Once you have checked the welds and removed all the salt now it is time to paint. If your plow hasn’t seen much action just some touchup paint should get you by, but if you have neglected your plow or it was a rough year in your area you may want to sandblast it first then repaint the entire blade.  We recommend using the OEM paint because it has special chemicals that protect the plow from rust and can prevent snow from sticking to the blade.

Change your oil 

Typically changing you plow fluid is a pre-season maintenance task, however if you’ve been running ATF fluid or some other alternative to get by in a pinch now is the time to fix it. Letting non-recommended fluid sit in your pump all summer can help deteriorate the seals and gaskets in your pump.  ATF fluid is 11 times as thicker than plow fluid at -20 degrees.

Grease your electrical 

Quite possibly the most frustrating problem to have is an electrical problem. Wiring is expensive and it’s a hassle to rewire, especially for lack of proper maintenance. Put a generous amount of dielectric grease on your electrical plugs and always use the dust cover to keep out any impurities.

Check your wiring 

Check all your wiring, especially your ground wiring. Having a bad ground is one of the most common reasons for your plow to stop working and it’s an easy check.

Grease your bearings 

The bearings on your salter are the lifeblood of any salt spreader. Without properly functioning bearings your salter will literally do nothing. No matter if you have a chain driven or auger driven spreader the bearings on it NEED to be greased before storage. The same advice applies to the bearings on your spinner assembly. Take a generous amount of grease and coat all your bearings.

Rebuild your pump 

After a while all plows need maintenance, but completely rebuilding your pump is not a job for everyone, however if your pump has been periodically freezing and/or just giving you problems in general it might be time to rebuild. A new pump/powerpack can run $1000 easy, but to rebuild is much less expensive. It comes down to that old saying, “Do you have more time or more money”.

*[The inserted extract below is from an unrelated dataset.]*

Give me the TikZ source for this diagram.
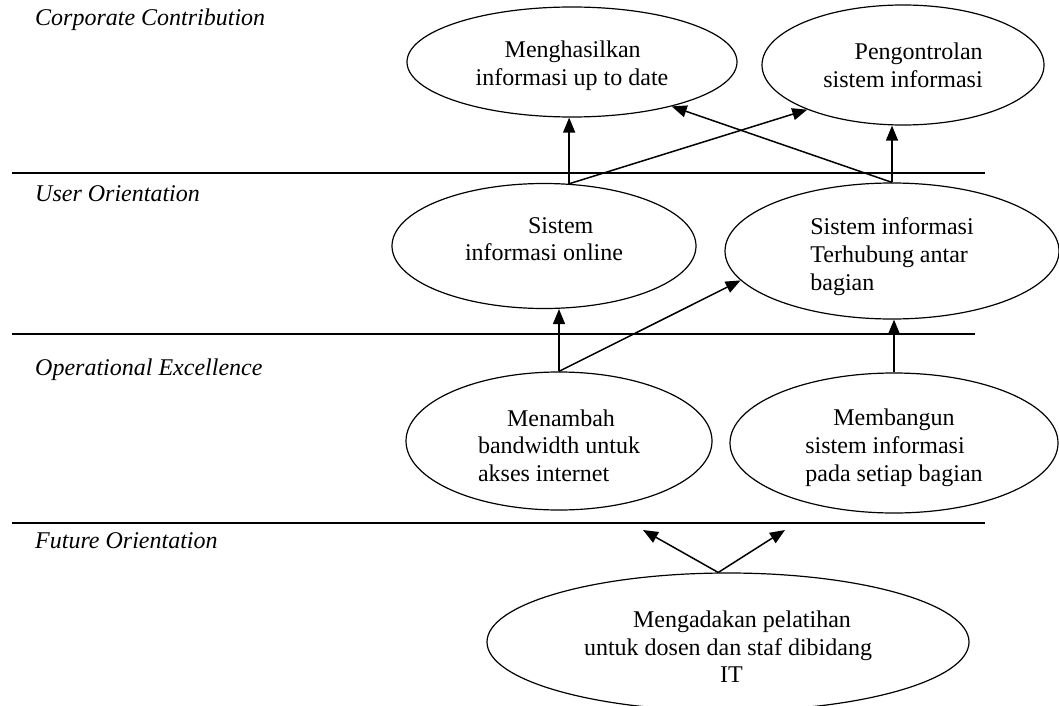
\documentclass[tikz,border=0pt]{standalone}
\usepackage{fontspec}
\setmainfont{Liberation Serif}
\usetikzlibrary{shapes.geometric,arrows.meta}

% padding to move the text of a goal down or up
\newcommand{\toppad}[1]{\rule{0pt}{#1}}
\newcommand{\botpad}[1]{\rule[-#1]{0pt}{#1}}

\begin{document}
\begin{tikzpicture}[x=1pt,y=-1pt,
    goal/.style={ellipse,draw,line width=1.2pt,inner sep=0pt,font=\fontsize{24}{27.6}\selectfont},
    layer/.style={anchor=base west,inner sep=0pt,font=\fontsize{24}{27.6}\selectfont\itshape},
    arr/.style={line width=1.5pt,-{Triangle[length=15pt,width=12pt]}},
    sep/.style={line width=1.6pt}]
    \useasboundingbox (0,0) rectangle (1059,706);

    % Draw the layer lines and titles
    \draw[sep] (12,173) -- (985,173);
    \draw[sep] (12,334) -- (975,334);
    \draw[sep] (12,523) -- (985,523);
    \node[layer] (corp) at (35,26) {Corporate Contribution};
    \node[layer] (user) at (35,201) {User Orientation};
    \node[layer] (oper) at (35,375) {Operational Excellence};
    \node[layer] (futr) at (35,548) {Future Orientation};

    % Add the goals
    \node[goal,minimum width=330,minimum height=110,align=left] (info) at (572,62)
        {\hspace*{29pt}\toppad{24pt}Menghasilkan\\informasi up to date};
    \node[goal,minimum width=282,minimum height=120,align=right] (ctrl) at (903,65)
        {Pengontrolan\\sistem informasi};
    \node[goal,minimum width=304,minimum height=125,align=left] (sio) at (544,246)
        {\hspace*{63pt}Sistem\\informasi online\botpad{14pt}};
    \node[goal,minimum width=334,minimum height=136,align=left] (link) at (892,251)
        {\toppad{28pt}Sistem informasi\\Terhubung antar\\bagian};
    \node[goal,minimum width=306,minimum height=138,align=left] (bw) at (559,441)
        {\hspace*{29pt}\toppad{26pt}Menambah\\bandwidth untuk\\akses internet};
    \node[goal,minimum width=328,minimum height=140,align=left] (build) at (894,443)
        {\hspace*{28pt}\toppad{26pt}Membangun\\sistem informasi\\pada setiap bagian};
    \node[goal,minimum width=482,minimum height=138,align=left] (train) at (728,642)
        {\hspace*{49pt}\toppad{26pt}Mengadakan pelatihan\\untuk dosen dan staf dibidang\\\hspace*{136pt}IT};

    % Draw the arrows
    \draw[arr] (sio.68) -- (sio.68 |- info.south);
    \draw[arr] (sio.68) -- (ctrl.205);
    \draw[arr] (link.north) -- (info.-24);
    \draw[arr] (link.north) -- (link.north |- ctrl.south);
    \draw[arr] (bw.north) -- (bw.north |- sio.south);
    \draw[arr] (bw.north) -- (link.191);
    \draw[arr] (build.north) -- (build.north |- link.south);
    \coordinate (up1) at (643,530);
    \coordinate (up2) at (785,530);
    \draw[arr] (train.98) -- (up1);
    \draw[arr] (train.98) -- (up2);
\end{tikzpicture}
\end{document}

Change your cutting edges 

Similar to changing your plow fluid, changing your cutting edges is usually a pre-season activity not post-season. Depending on how much you have plowed, it might be time to replace, either way it’s a good idea to at least inspect cutting edges and make a judgement call.

Check you pins 

Pivot pin, cylinders pins, hinge pins, cotter pins, etc.  Your plow has all types of pins and they should all be checked. If your plow wobbles or shakes there is most likely something wrong with your pins or the holes they rest in. Any pins that look worn should be replaced.

Store your plow or plow parka

If you have the luxury to store your equipment in a safe, dry place then do so. If you do not have storage capabilities then you can use a plow parka. Initially made for Fisher plows we have found that these handy coverings can be used on several types of plows to keep them out of the elements. In addition, it’s a good idea to get a plowcart or dolly wheels so you can easily move your plow around if need be.

Grease your conveyor chain 

The conveyor chain in your salt spreader must be maintained or you will have some real fun next time you want to use the spreader. Removing an old, rusty conveyor chain is hard and time consuming, but with a few cans of Fluid film your conveyor chain with stay greased all summer.

Register your plow 

Maybe you planned to register your plow, it got all busy, and you forgot, hey, it happens, but now is the time to register your plow. You usually get several benefits from registering your plow, for example registering your Meyer plow will extend your warranty from the standard 3 years to 5 years.